Ernesto Sabato, um humanista cético

Escritor argentino foi responsável pelo relatório que denunciou os assassinatos da ditadura de seu país. Ele morreu sábado, aos 99 anos

São Paulo – Quase 20 anos atrás, o escritor argentino Ernesto Sabato foi convidado para uma série de conferências em uma universidade norte-americana. Recusou, porque isso o faria perder um asado para sócios do clube Defensores de Santos Lugares, diante de sua casa, “onde meus filhos jogavam quando eram pequenos”. E foi na sede do clube que o corpo de Sabato foi velado neste sábado (30), “justo em frente de casa do centenário jardim de ciprestes e araucárias”, conforme descrição do jornal Página 12. Para alguns o último grande nome da literatura argentina, Sabato morreu em consequência de uma bronquite, aos 99 anos. Já estava prevista para este domingo (1º) uma homenagem a ele na sala Jorge Luis Borges da Feira do Livro de Buenos Aires.

Autor de obras como O Túnel (1948), Homens e Engranagens (1951) e Sobre Heróis e Tumbas (1961), Sabato também se destacou por sua atuação em defesa dos direitos humanos. Em 1984, durante o governo Raúl Alfonsin, presidiu a Comissão Nacional sobre Desaparecimento de Pessoas (Conadep). Ali, redigiu o relatório Nunca Más, também conhecido como Relatório ou Informe Sabato. 

Sabato foi criticado por ser um dos escritores que, em 1976, compareceu a almoço com o general Jorge Rafael Videla, no início da ditadura que se estendeu até 1983. “Por aqueles dias, passaram por minha casa vários argentinos angustiados, incluindo pais e mães de desaparecidos que me rogavam, muitas vezes entre soluços, que falasse ao presidente por todos os que não podiam fazê-lo, na vaga esperança de que Videla pudesse influir sobre os militares mais implacáveis”, escreveu em sua defesa.

Defensor da vida, confessou em 1992 à revista Newsweek que tentou o suicídio duas vezes. “A arte me salvou, e por isso minha arte é trágica”, declarou.

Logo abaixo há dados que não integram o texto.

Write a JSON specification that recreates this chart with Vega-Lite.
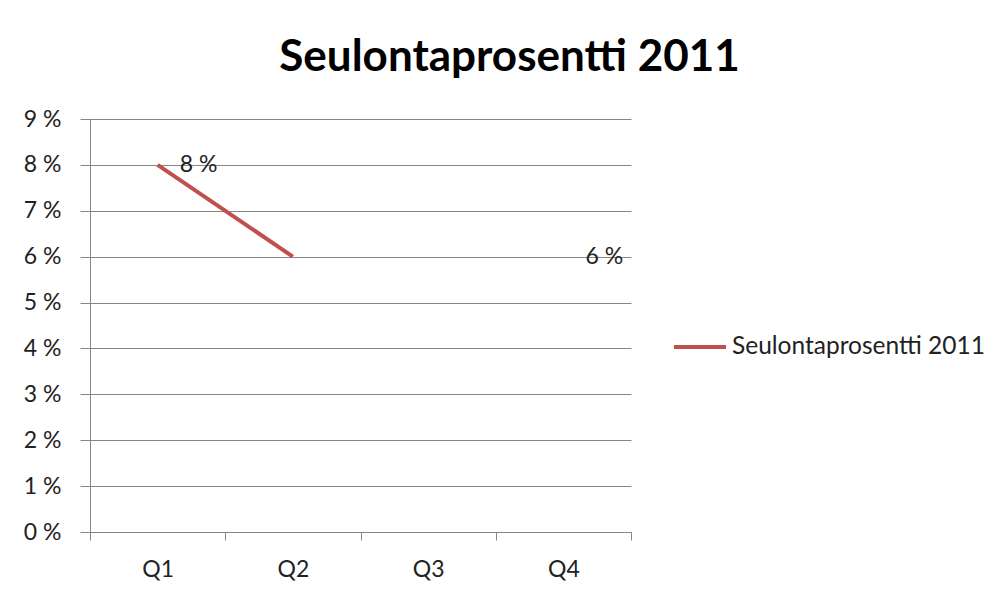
{
  "$schema": "https://vega.github.io/schema/vega-lite/v6.json",
  "width": 541,
  "height": 413,
  "autosize": {"type": "none"},
  "padding": {"left": 90, "top": 119, "right": 367, "bottom": 60},
  "background": "white",
  "title": {
    "text": "Seulontaprosentti 2011",
    "font": "Lato",
    "fontSize": 44,
    "fontWeight": "bold",
    "color": "#000000",
    "anchor": "middle",
    "dx": 149,
    "offset": 28
  },
  "datasets": {
    "series": [
      {"quarter": "Q1", "value": 8, "series": "Seulontaprosentti 2011"},
      {"quarter": "Q2", "value": 6, "series": "Seulontaprosentti 2011"},
      {"quarter": "Q3", "value": null, "series": "Seulontaprosentti 2011"},
      {"quarter": "Q4", "value": null, "series": "Seulontaprosentti 2011"}
    ],
    "labels": [
      {"quarter": "Q1", "value": 8, "label": "8 %"},
      {"quarter": "Q4", "value": 6, "label": "6 %"}
    ]
  },
  "layer": [
    {
      "data": {"name": "series"},
      "mark": {"type": "line", "strokeWidth": 4, "strokeCap": "butt"},
      "encoding": {
        "x": {
          "field": "quarter",
          "type": "nominal",
          "sort": ["Q1", "Q2", "Q3", "Q4"],
          "scale": {"domain": ["Q1", "Q2", "Q3", "Q4"], "paddingInner": 0, "paddingOuter": 0},
          "axis": {
            "title": null,
            "labelAngle": 0,
            "tickBand": "extent",
            "tickSize": 8,
            "labelPadding": 18,
            "labelFont": "Lato",
            "labelFontSize": 23,
            "labelColor": "#222222",
            "domainColor": "#868686",
            "tickColor": "#868686",
            "grid": false
          }
        },
        "y": {
          "field": "value",
          "type": "quantitative",
          "scale": {"domain": [0, 9], "nice": false, "zero": true},
          "axis": {
            "title": null,
            "values": [0, 1, 2, 3, 4, 5, 6, 7, 8, 9],
            "labelExpr": "datum.value + ' %'",
            "tickSize": 10,
            "labelPadding": 19,
            "labelFont": "Lato",
            "labelFontSize": 23,
            "labelColor": "#222222",
            "domainColor": "#868686",
            "tickColor": "#868686",
            "gridColor": "#868686",
            "grid": true
          }
        },
        "color": {
          "field": "series",
          "type": "nominal",
          "scale": {"range": ["#C0504D"]},
          "legend": {
            "title": null,
            "orient": "none",
            "legendX": 582,
            "legendY": 200,
            "padding": 0,
            "symbolType": "stroke",
            "symbolSize": 2704,
            "symbolStrokeWidth": 4,
            "labelOffset": 4,
            "labelLimit": 400,
            "labelFont": "Lato",
            "labelFontSize": 24.5,
            "labelColor": "#222222"
          }
        }
      }
    },
    {
      "data": {"name": "labels"},
      "mark": {"type": "text", "dx": 41, "baseline": "middle", "font": "Lato", "fontSize": 23, "color": "#222222"},
      "encoding": {
        "x": {"field": "quarter", "type": "nominal", "sort": ["Q1", "Q2", "Q3", "Q4"]},
        "y": {"field": "value", "type": "quantitative"},
        "text": {"field": "label"}
      }
    }
  ],
  "config": {
    "view": {"stroke": null},
    "axis": {"domainWidth": 1, "tickWidth": 1, "gridWidth": 1}
  }
}
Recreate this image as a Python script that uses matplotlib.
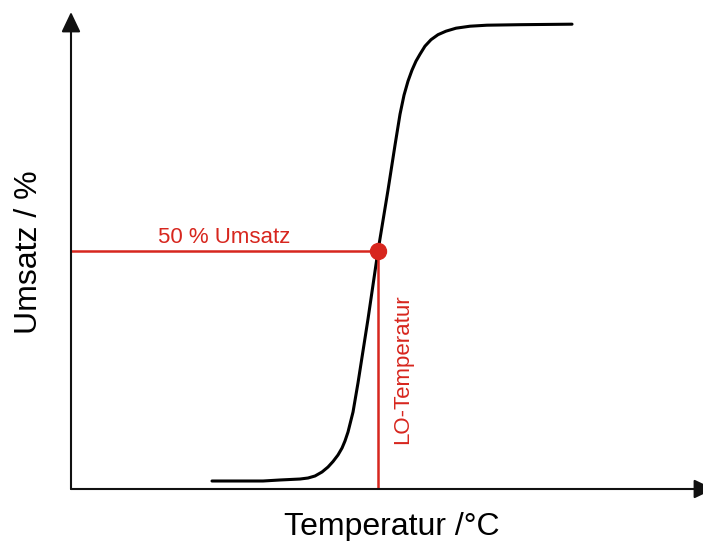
import numpy as np
import matplotlib
matplotlib.use("Agg")
import matplotlib.pyplot as plt

plt.rcParams['font.family'] = ['Liberation Sans', 'DejaVu Sans']

# light-off curve: conversion (%) vs. temperature (arbitrary units)
temp = [21.93, 29.86, 32.50, 35.61, 36.86, 37.95, 39.04, 39.97, 40.75, 41.52,
        42.15, 42.61, 43.08, 43.86, 44.63, 45.41, 46.19, 47.74, 49.30, 50.39,
        51.17, 51.79, 52.41, 53.03, 53.65, 54.28, 55.05, 55.99, 57.08, 58.32,
        59.88, 62.05, 64.70, 69.83, 77.92]
umsatz = [0.0, 0.0, 0.22, 0.43, 0.65, 1.09, 1.96, 3.04, 4.24, 5.65,
          7.17, 8.70, 10.65, 15.0, 21.3, 28.26, 35.22, 50.0, 63.26, 73.04,
          79.78, 83.91, 86.96, 89.35, 91.30, 92.83, 94.57, 95.98, 97.07, 97.83,
          98.48, 98.91, 99.13, 99.24, 99.35]

T50 = 47.74  # light-off temperature
U50 = 50.0   # 50 % conversion

red = '#d7261e'

fig = plt.figure(figsize=(7.03, 5.41), dpi=100)
ax = fig.add_axes([71 / 703, 52 / 541, 643 / 703, 477 / 541])
ax.set_xlim(0, 100)
ax.set_ylim(-1.74, 102.0)
ax.axis('off')

# axes with arrow heads
arrow = dict(arrowstyle='-|>,head_length=0.61,head_width=0.29', mutation_scale=20,
             color='#111111', lw=1.5, shrinkA=0, shrinkB=0)
ax.annotate('', xy=(0, 1), xytext=(0, 0), xycoords='axes fraction', arrowprops=arrow,
            annotation_clip=False)
ax.annotate('', xy=(1, 0), xytext=(0, 0), xycoords='axes fraction', arrowprops=arrow,
            annotation_clip=False)

ax.plot(temp, umsatz, color='black', lw=2.2, solid_capstyle='round', solid_joinstyle='round')

ax.plot([0, T50], [U50, U50], color=red, lw=1.8)
ax.plot([T50, T50], [-1.74, U50], color=red, lw=1.8)
ax.plot([T50], [U50], 'o', color=red, ms=11.5)

ax.text(23.9, 51.7, '50 % Umsatz', color=red, fontsize=16, ha='center', va='baseline')
ax.text(51.5, 24.3, 'LO-Temperatur', color=red, fontsize=16, rotation=90,
        ha='center', va='center')

fig.text(392 / 703, 1 - 535 / 541, 'Temperatur /°C', fontsize=23, ha='center', va='baseline')
fig.text(29 / 703, 1 - 252.5 / 541, 'Umsatz / %', fontsize=23, rotation=90,
         ha='center', va='center')

fig.savefig('out.png', dpi=100)
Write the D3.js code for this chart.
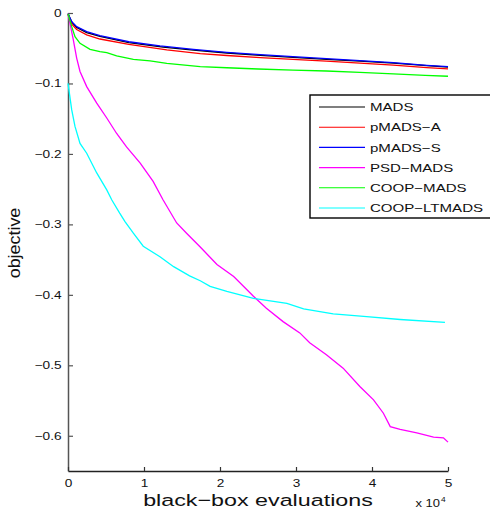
<!DOCTYPE html>
<html><head><meta charset="utf-8">
<script src="https://cdn.jsdelivr.net/npm/d3@7"></script>
<style>body{margin:0;background:#fff}svg{display:block}text{font-family:"Liberation Sans",Arial,Helvetica,sans-serif}</style>
</head><body>
<svg id="chart" width="490" height="510"></svg>
<script>
// evaluations in units of 1e4, objective values
const seriesNames = ["MADS","pMADS-A","pMADS-S","PSD-MADS","COOP-MADS","COOP-LTMADS"];
const seriesColors = ["#000000","#ff0000","#0000ff","#ff00ff","#00ff00","#00ffff"];
const xTicks = [0,1,2,3,4,5];
const yTicks = [0,-0.1,-0.2,-0.3,-0.4,-0.5,-0.6];

const mads = [[0,-0.001],[0.05,-0.013],[0.114,-0.0205],[0.246,-0.0278],[0.42,-0.0333],[0.8,-0.042],[1.25,-0.0483],[1.65,-0.0527],[2.09,-0.0568],[2.53,-0.0601],[2.96,-0.063],[3.4,-0.0657],[3.84,-0.0684],[4.28,-0.0712],[4.72,-0.0748],[5,-0.0768]];
const pmadsA = [[0,-0.002],[0.05,-0.016],[0.114,-0.0235],[0.246,-0.031],[0.42,-0.0369],[0.8,-0.0445],[1.3,-0.0522],[1.74,-0.0578],[2.09,-0.0603],[2.53,-0.0633],[2.96,-0.0657],[3.4,-0.0684],[3.84,-0.0711],[4.28,-0.074],[4.72,-0.0775],[5,-0.0794]];
const pmadsS = [[0,-0.001],[0.05,-0.0123],[0.114,-0.0194],[0.246,-0.0265],[0.42,-0.032],[0.8,-0.0408],[1.21,-0.0468],[1.65,-0.0515],[2.09,-0.0558],[2.53,-0.0591],[2.96,-0.062],[3.4,-0.0648],[3.84,-0.0676],[4.28,-0.0705],[4.72,-0.0742],[5,-0.076]];
const psdMads = [[0,-0.001],[0.026,-0.0146],[0.07,-0.038],[0.114,-0.064],[0.158,-0.083],[0.246,-0.1045],[0.378,-0.128],[0.51,-0.149],[0.64,-0.171],[0.77,-0.19],[0.95,-0.213],[1.12,-0.239],[1.25,-0.265],[1.43,-0.298],[1.56,-0.3125],[1.74,-0.332],[1.96,-0.357],[2.18,-0.374],[2.44,-0.402],[2.61,-0.419],[2.83,-0.438],[3.05,-0.454],[3.18,-0.468],[3.4,-0.485],[3.62,-0.504],[3.84,-0.53],[4.02,-0.549],[4.15,-0.568],[4.24,-0.587],[4.37,-0.591],[4.59,-0.596],[4.81,-0.602],[4.94,-0.603],[5,-0.609]];
const coopMads = [[0,-0.001],[0.049,-0.0194],[0.092,-0.0336],[0.158,-0.043],[0.29,-0.0515],[0.42,-0.0549],[0.51,-0.0563],[0.64,-0.061],[0.86,-0.0657],[1.08,-0.068],[1.3,-0.0714],[1.74,-0.0762],[2.09,-0.0777],[2.5,-0.0795],[2.96,-0.081],[3.4,-0.0823],[3.84,-0.0843],[4.28,-0.0865],[4.7,-0.0885],[5,-0.0898]];
const coopLtmads = [[0,-0.1],[0.049,-0.1376],[0.092,-0.161],[0.158,-0.185],[0.246,-0.199],[0.378,-0.227],[0.51,-0.251],[0.575,-0.265],[0.68,-0.284],[0.75,-0.296],[0.86,-0.3125],[0.99,-0.331],[1.21,-0.346],[1.39,-0.36],[1.6,-0.373],[1.74,-0.38],[1.87,-0.388],[2.09,-0.395],[2.44,-0.405],[2.88,-0.412],[3.1,-0.42],[3.49,-0.427],[3.93,-0.431],[4.37,-0.435],[4.96,-0.439]];

const seriesData = [mads, pmadsA, pmadsS, psdMads, coopMads, coopLtmads];

const svg = d3.select("#chart");
const x = d3.scaleLinear().domain([0,5]).range([68,448]);
const y = d3.scaleLinear().domain([-0.65,0]).range([471,13]);

const fmtY = d => d === 0 ? "0" : "\u2212" + d3.format(".1f")(-d);

// y axis
const gy = svg.append("g").attr("transform","translate(68,0)")
  .call(d3.axisLeft(y).tickValues(yTicks).tickFormat(fmtY).tickSizeInner(-5).tickSizeOuter(0).tickPadding(5));
gy.select(".domain").attr("stroke","#555").attr("stroke-width",1.5);
gy.selectAll(".tick line").attr("stroke","#555").attr("stroke-width",1.2);
gy.selectAll(".tick text").attr("font-size",10.5).attr("fill","#111")
  .attr("transform","scale(1.3,1)");

// x axis
const gx = svg.append("g").attr("transform","translate(0,471)")
  .call(d3.axisBottom(x).tickValues(xTicks).tickFormat(d3.format("d")).tickSizeInner(-4).tickSizeOuter(0).tickPadding(9));
gx.select(".domain").attr("stroke","#222").attr("stroke-width",1.3);
gx.selectAll(".tick line").attr("stroke","#333").attr("stroke-width",1.2);
gx.selectAll(".tick text").attr("font-size",10.5).attr("fill","#111")
  .attr("transform","scale(1.3,1)");

// lines
const line = d3.line().x(d => x(d[0])).y(d => y(d[1])).curve(d3.curveLinear);
svg.append("g").selectAll("path").data(seriesData).join("path")
  .attr("d", line).attr("fill","none")
  .attr("stroke",(d,i)=>seriesColors[i]).attr("stroke-width",1.3);

// axis labels
svg.append("text").attr("transform","translate(258,505.5) scale(1.37,1)")
  .attr("text-anchor","middle").attr("font-size",17).attr("fill","#111")
  .text("black\u2212box evaluations");
svg.append("text").attr("transform","translate(20,243) rotate(-90) scale(1.12,1)")
  .attr("text-anchor","middle").attr("font-size",16).attr("fill","#111")
  .text("objective");
svg.append("text").attr("transform","translate(440,507) scale(1.3,1)")
  .attr("text-anchor","end").attr("font-size",10).attr("fill","#111").text("x 10");
svg.append("text").attr("transform","translate(441,502) scale(1.2,1)")
  .attr("font-size",7).attr("fill","#111").text("4");

// legend
const lg = svg.append("g");
lg.append("rect").attr("x",310).attr("y",95).attr("width",182).attr("height",123)
  .attr("fill","#fff").attr("stroke","#000").attr("stroke-width",1.4);
const rows = lg.selectAll("g.row").data(seriesNames).join("g").attr("class","row")
  .attr("transform",(d,i)=>`translate(0,${107 + i*20.2})`);
rows.append("line").attr("x1",319).attr("x2",365).attr("y1",0).attr("y2",0)
  .attr("stroke",(d,i)=>seriesColors[i]).attr("stroke-width",1.1);
rows.append("text").attr("transform","translate(370,0) scale(1.31,1)")
  .attr("dy","0.36em").attr("font-size",11.5).attr("fill","#111")
  .text(d => d.replace("-","\u2212"));
</script>
</body></html>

Mas sua obra reservou espaço para a resistência e a esperança, como demonstra este trecho de Homens e Engranagens:

Por que buscar o absoluto fora do tempo e não nesses instantes fugazes mas poderosos nos quais, ao escutar algumas notas musicais, ou ao ouvir a voz de um semelhante, sentimos que a vida tem um sentido absoluto?

Este é para mim o sentido da esperança e o que, apesar de minha sombria visão da realidade, me soergue para a luta.